So if user 1 types in "http://www.facebook.com/index.php" and user 2 types in "http://facebook.com" and user 3 types in "www.facebook.com" how do I best "convert" them to what these all resolve to: "http://www.facebook.com/"
You'd resolve user 3 by fixing up invalid URLs. www.facebook.com
isn't a URL, but you can guess that http://
should go on the start. An empty path part is the same as the /
path, so you can be sure that needs to go on the end too. A good URL parser should be able to do this bit.
You could resolve user 2 by making a HTTP HEAD request to the URL. If it comes back with a status code of 301
, you've got a permanent redirect to the real URL in the Location
response header. Facebook does this to send facebook.com
traffic to www.facebook.com
, and it's definitely something that sites should be doing (even though in the real world many aren't). You might allow consider allowing other redirect status codes in the 3xx
family to do the same; it's not really the right thing to do, but some sites use 302
instead of 301
for the redirect because they're a bit thick.

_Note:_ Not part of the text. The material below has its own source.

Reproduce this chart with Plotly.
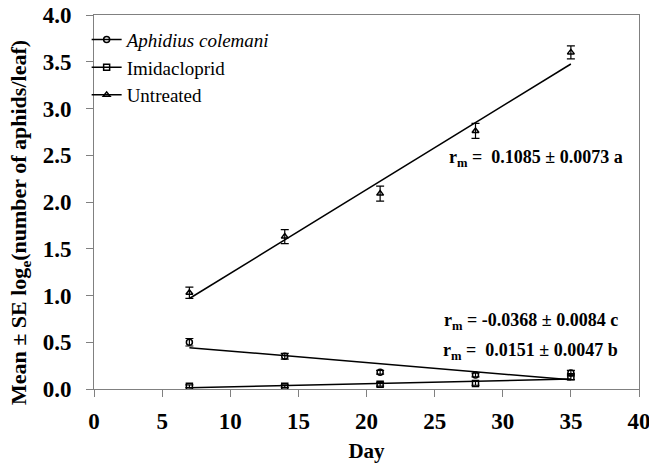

If you have the time and network resources (plus more code to prevent the feature being abused to DoS you or others), you could also consider GETting the target web page and parsing it (assuming it turns out ot be HTML). If there is a <link rel="canonical" href="..." />
element in the page, you should also treat that URL as being the proper one. (View Source: Stack Overflow does this.)

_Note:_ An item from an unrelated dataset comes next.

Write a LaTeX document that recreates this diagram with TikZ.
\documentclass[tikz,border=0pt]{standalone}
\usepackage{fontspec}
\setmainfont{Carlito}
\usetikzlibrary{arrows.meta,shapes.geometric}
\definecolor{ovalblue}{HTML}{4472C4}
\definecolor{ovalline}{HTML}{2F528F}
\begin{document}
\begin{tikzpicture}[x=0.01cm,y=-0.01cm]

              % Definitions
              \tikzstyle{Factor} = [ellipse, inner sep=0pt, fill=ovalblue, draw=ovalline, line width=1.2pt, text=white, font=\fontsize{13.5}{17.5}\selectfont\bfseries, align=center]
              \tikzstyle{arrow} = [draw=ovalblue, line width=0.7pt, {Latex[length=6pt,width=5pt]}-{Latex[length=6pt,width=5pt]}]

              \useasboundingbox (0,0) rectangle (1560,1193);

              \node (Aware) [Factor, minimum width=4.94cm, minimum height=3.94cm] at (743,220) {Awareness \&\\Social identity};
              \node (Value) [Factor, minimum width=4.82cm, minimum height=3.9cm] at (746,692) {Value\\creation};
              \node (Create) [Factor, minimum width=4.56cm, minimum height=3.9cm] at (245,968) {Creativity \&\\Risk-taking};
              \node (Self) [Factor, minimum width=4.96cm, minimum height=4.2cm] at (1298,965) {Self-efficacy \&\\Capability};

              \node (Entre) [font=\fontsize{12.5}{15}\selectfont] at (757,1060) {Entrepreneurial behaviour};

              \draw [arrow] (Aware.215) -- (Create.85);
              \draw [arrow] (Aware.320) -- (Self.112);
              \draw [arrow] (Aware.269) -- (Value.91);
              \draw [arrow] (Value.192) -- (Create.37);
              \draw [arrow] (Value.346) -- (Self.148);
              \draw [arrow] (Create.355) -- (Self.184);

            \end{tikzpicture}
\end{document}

However, unfortunately, user 1's case cannot be resolved. Facebook is serving a page at /
and a page at /index.php
, and though we can look at them and say they're the same, there is no technical method to describe that relationship. In an ideal world Facebook would include either a 301
redirect response or a <link rel="canonical" />
to tell people that /
was the proper format URL to access a particular resource rather than /index.php
(or vice versa). But they don't, and in fact most database-driven web sites don't do this yet either.

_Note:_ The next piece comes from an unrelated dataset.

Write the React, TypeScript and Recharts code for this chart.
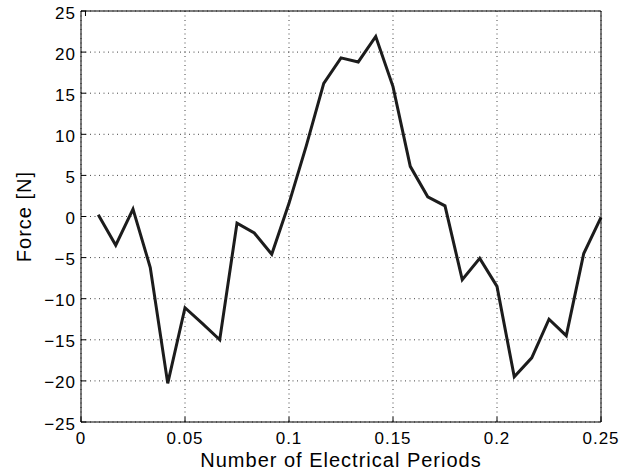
import { LineChart, Line, XAxis, YAxis, CartesianGrid } from "recharts"

// sample positions (electrical periods) and measured force
const periods = [
  0.0083, 0.0167, 0.025, 0.0333, 0.0417, 0.05, 0.0583, 0.0667, 0.075, 0.0833,
  0.0917, 0.1, 0.1083, 0.1167, 0.125, 0.1333, 0.1417, 0.15, 0.1583, 0.1667,
  0.175, 0.1833, 0.1917, 0.2, 0.2083, 0.2167, 0.225, 0.2333, 0.2417, 0.25,
]
const force = [
  0.2, -3.5, 0.9, -6.2, -20.3, -11.1, -13.0, -15.0, -0.8, -2.0,
  -4.6, 1.6, 8.6, 16.2, 19.3, 18.8, 21.9, 15.8, 6.1, 2.4,
  1.3, -7.7, -5.1, -8.5, -19.5, -17.2, -12.5, -14.5, -4.5, -0.1,
]
const xTicks = [0, 0.05, 0.1, 0.15, 0.2, 0.25]
const yTicks = [-25, -20, -15, -10, -5, 0, 5, 10, 15, 20, 25]

const data = periods.map((p, i) => ({ p, f: force[i] }))

const FONT = "'Liberation Sans', Arial, Helvetica, sans-serif"
const TICK = 5
const labelText = { fill: "#000", fontSize: 17, fontFamily: FONT, letterSpacing: 1 }
const fmtY = (v: number) => (v < 0 ? "\u2212" + Math.abs(v) : String(v))

// matlab style: tick marks point into the plot box
const BottomTick = ({ x, y, payload }: any) => (
  <g>
    <line x1={x} x2={x} y1={y} y2={y - TICK} stroke="#000" />
    <text x={x} y={y + 21.5} textAnchor="middle" {...labelText}>{payload.value}</text>
  </g>
)
const TopTick = ({ x, y }: any) => <line x1={x} x2={x} y1={y} y2={y + TICK} stroke="#000" />
const LeftTick = ({ x, y, payload }: any) => (
  <g>
    <line x1={x} x2={x + TICK} y1={y} y2={y} stroke="#000" />
    <text x={x - 5} y={y + 7.5} textAnchor="end" {...labelText}>{fmtY(payload.value)}</text>
  </g>
)
const RightTick = ({ x, y }: any) => <line x1={x} x2={x - TICK} y1={y} y2={y} stroke="#000" />

export default function App() {
  return (
    <div style={{ position: "absolute", left: 0, top: 0, width: 633, height: 474, background: "#fff" }}>
      <LineChart width={633} height={474} data={data} margin={{ top: 0, right: 0, bottom: 0, left: 0 }}>
        <CartesianGrid stroke="#444" strokeDasharray="1 3.5" />
        <XAxis
          dataKey="p"
          type="number"
          domain={[0, 0.25]}
          ticks={xTicks}
          height={52}
          tickLine={false}
          tickSize={0}
          tickMargin={0}
          stroke="#000"
          tick={<BottomTick />}
          label={{ value: "Number of Electrical Periods", position: "insideBottom", offset: 7, fill: "#000", fontSize: 20, fontFamily: FONT, letterSpacing: 1 }}
        />
        <XAxis
          xAxisId="top"
          orientation="top"
          type="number"
          domain={[0, 0.25]}
          ticks={xTicks}
          height={11}
          tickLine={false}
          tickSize={0}
          tickMargin={0}
          stroke="#000"
          tick={<TopTick />}
        />
        <YAxis
          type="number"
          domain={[-25, 25]}
          ticks={yTicks}
          width={81}
          tickLine={false}
          tickSize={0}
          tickMargin={0}
          stroke="#000"
          tick={<LeftTick />}
          label={{ value: "Force [N]", angle: -90, position: "center", dx: -17, fill: "#000", fontSize: 20, fontFamily: FONT, letterSpacing: 1 }}
        />
        <YAxis
          yAxisId="right"
          orientation="right"
          type="number"
          domain={[-25, 25]}
          ticks={yTicks}
          width={32}
          tickLine={false}
          tickSize={0}
          tickMargin={0}
          stroke="#000"
          tick={<RightTick />}
        />
        <Line
          dataKey="f"
          type="linear"
          stroke="#1c1c1c"
          strokeWidth={3}
          dot={false}
          isAnimationActive={false}
        />
      </LineChart>
    </div>
  )
}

To get around this, some search engines(*) compare the content at different [sub]domains, and to a limited extent also different paths on the same host, and guess that they're the same if the content is sufficiently similar. Of course this is a lot of work, requires a lot of storage and processing, and is ultimately not terribly reliable.
I wouldn't really bother with much of this, beyond fixing up URLs like in the user 3 case. From your description it doesn't seem that essential that pages that “are the same” have to share actual identity, unless there's a particular use-case you haven't mentioned.
(*: well, Google anyway; more traditional ones traditionally didn't and would happily serve up multiple links for the same page, but I'd assume the other majors are doing something similar now.)